Kryzys polityczny zagrożeniem dla programu naprawczego

Ceny akcji w dół, rentowność obligacji w górę - tak rynek w Portugalii zareagował w środę na wcześniejsze dymisje 2 ministrów, które spowodowały najpoważniejszy kryzys polityczny w tym kraju od dwóch lat, kiedy to Lizbona została uratowana przed bankructwem.

Kryzys polityczny zagrożeniem dla programu naprawczego
Źródło zdjęć: © Jupiterimages

03.07.2013 | aktual.: 03.07.2013 14:46

Po poniedziałkowej rezygnacji ministra finansów Vitora Gaspara i wtorkowej - szefa mniejszej partii koalicyjnej CDS-PP Paulo Portasa ze stanowiska ministra spraw zagranicznych, lewicowa opozycja i związki zawodowe zażądały rozpisania przedterminowych wyborów parlamentarnych.

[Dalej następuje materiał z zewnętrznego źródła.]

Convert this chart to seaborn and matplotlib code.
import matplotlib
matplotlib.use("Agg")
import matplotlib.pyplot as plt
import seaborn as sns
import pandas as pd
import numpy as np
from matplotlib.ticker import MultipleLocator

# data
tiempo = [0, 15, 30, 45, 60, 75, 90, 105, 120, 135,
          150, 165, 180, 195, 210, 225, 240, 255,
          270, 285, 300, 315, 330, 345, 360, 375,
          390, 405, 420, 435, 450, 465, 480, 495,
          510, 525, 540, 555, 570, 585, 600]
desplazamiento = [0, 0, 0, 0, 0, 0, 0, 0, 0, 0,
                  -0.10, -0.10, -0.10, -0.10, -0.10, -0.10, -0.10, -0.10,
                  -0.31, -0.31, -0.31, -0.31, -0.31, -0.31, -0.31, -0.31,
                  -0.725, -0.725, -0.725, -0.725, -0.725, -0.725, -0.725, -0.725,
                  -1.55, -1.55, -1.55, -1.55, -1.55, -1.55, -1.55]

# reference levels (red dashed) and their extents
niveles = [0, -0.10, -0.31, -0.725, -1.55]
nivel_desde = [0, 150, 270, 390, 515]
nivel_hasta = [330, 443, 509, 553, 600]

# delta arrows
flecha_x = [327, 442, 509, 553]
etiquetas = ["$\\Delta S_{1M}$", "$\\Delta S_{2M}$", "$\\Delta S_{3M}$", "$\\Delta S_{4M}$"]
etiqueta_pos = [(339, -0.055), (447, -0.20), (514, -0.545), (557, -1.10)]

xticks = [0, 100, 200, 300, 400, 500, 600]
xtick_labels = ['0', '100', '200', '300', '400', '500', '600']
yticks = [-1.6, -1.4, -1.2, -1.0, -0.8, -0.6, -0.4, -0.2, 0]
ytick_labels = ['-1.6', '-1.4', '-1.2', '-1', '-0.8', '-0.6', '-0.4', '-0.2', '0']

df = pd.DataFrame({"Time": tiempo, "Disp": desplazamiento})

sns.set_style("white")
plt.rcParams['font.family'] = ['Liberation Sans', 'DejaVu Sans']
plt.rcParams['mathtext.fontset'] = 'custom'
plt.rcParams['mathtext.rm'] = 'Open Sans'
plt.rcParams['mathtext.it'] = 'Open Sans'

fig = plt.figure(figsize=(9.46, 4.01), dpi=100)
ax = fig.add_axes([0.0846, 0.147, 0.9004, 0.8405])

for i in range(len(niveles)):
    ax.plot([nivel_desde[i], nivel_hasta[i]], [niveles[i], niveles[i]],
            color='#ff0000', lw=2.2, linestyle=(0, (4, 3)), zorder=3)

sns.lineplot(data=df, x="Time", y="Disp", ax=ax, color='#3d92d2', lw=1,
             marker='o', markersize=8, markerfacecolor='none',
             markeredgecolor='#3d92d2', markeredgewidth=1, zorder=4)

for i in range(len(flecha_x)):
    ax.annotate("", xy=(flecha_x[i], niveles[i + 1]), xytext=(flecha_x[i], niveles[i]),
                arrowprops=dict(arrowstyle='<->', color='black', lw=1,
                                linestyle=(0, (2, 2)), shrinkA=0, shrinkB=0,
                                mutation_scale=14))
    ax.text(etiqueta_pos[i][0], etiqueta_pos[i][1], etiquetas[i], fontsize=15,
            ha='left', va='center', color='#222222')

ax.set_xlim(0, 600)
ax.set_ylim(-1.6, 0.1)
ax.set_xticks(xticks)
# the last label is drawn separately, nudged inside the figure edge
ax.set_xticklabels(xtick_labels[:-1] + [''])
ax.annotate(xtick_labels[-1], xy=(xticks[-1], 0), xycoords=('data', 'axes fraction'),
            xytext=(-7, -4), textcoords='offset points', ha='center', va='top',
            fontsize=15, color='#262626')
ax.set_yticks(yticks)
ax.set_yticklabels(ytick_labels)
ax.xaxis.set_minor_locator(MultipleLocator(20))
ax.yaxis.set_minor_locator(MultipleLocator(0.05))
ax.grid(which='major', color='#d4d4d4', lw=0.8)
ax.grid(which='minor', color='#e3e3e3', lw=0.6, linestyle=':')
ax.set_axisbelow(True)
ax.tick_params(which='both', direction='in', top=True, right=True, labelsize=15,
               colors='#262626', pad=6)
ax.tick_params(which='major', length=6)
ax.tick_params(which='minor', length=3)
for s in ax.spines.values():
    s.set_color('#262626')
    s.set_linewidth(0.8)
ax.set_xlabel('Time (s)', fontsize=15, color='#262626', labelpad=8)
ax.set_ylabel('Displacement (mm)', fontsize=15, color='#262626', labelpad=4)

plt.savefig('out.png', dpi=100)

Vitor Gaspar, który uznawany był za autora realizowanego w Portugalii od czerwca 2011 r. surowego programu oszczędnościowego, tłumaczył rezygnację utratą swojej wiarygodności, gdy nie udało się osiągnąć założonych celów deficytu budżetowego. Zwracał też uwagę, że jego osoba powodowała tarcia w koalicji, po tym, jak poparcie dla oszczędności w społeczeństwie radykalnie zmalało.

Polityka zaciskania pasa przez portugalski rząd wymuszona została w zawartym w maju 2011 r. porozumieniu kredytowym z Unią Europejską i Międzynarodowym Funduszem Walutowym, na podstawie którego Lizbona otrzymała 78 mld euro pożyczki.

Konieczność oszczędzania, nie tylko zresztą w Portugalii, ale we wszystkich dotkniętych kryzysem krajach południa Europy, przyniosła jednak pogorszenie sytuacji gospodarczej. Władze w Lizbonie muszą się obecnie mierzyć z rekordowym w historii kraju prawie 18-procentowym bezrobociem i głęboką recesją, sięgającą w 2012 r. ponad 3 proc.

Poprzedni rok był bardzo trudny dla portugalskich firm. Ze względu na brak dostępu do kredytów, a także bardzo duży spadek konsumpcji gospodarstw domowych, każdego dnia swoją działalność zamykało średnio 25 przedsiębiorstw. Było to siedmiokrotnie więcej niż w 2011 r.

Kryzys w gospodarce Portugalii przyczynił się też do pogłębienia skali długu publicznego. W 2012 r. przewyższył on ostatnie prognozy Komisji Europejskiej i osiągnął poziom 122,5 proc. PKB.

Niezadowolenie społeczeństwa z narzuconej przez międzynarodowe instytucje i państwa strefy euro polityki zaciskania pasa podziela też mniejsza partia koalicyjna z Paulo Portasem, do wtorku szefem portugalskiej dyplomacji. Portas zrezygnował ze stanowiska, bo w miejsce dotychczasowego ministra finansów powołana została zwolenniczka kontynuacji oszczędności, tymczasem on opowiadał się za wprowadzeniem programu stymulacji.

"Financial Times" ocenił, że kryzys polityczny w Portugalii może zagrozić wartemu 78 mld euro programowi naprawczemu. Reuters pisze, że chwiejący się portugalski rząd przypomina, że kryzys zadłużenia w krajach strefy euro może znowu powrócić.

Portugalia była wskazywana jako przykład kraju, który po uratowaniu go pożyczką, podejmował odpowiednie kroki, by naprawić sytuację gospodarczą. Teraz, jeśli rząd upadnie, co według obserwatorów jest bardzo prawdopodobne, uzasadnione będą pytania o zdolność wypełnienia warunków uzgodnionego z MFW i UE programu ratunkowego.

Na sytuację nerwowo zareagowały rynki. We wtorek po południu główny indeks portugalskiej giełdy PSI20 spadał o ponad 5 proc. Oprocentowanie 10-letnich obligacji przekroczyło 8 procent po raz pierwszy od listopada.

Sytuacja przełożyła się też na światowe rynki. Poza spadkiem giełd wzrosła też cena ropy do poziomu ponad 100 dolarów za baryłkę. Na to jednak nałożyły się również niepokoje i protesty w Egipcie, gdzie społeczeństwo domaga się ustąpienia prezydenta.

Premier Portugalii Pedro Passos Coelho powiedział, że mimo dymisji swych najważniejszych ministrów, pozostanie na czele rządu. Według lokalnych mediów dwóch kolejnych ministrów z mniejszej partii koalicyjnej zapowiedziało w środę, że mogą podać się do dymisji. Jeśli koalicja się rozpadnie, wcześniejsze wybory będą bardzo prawdopodobne.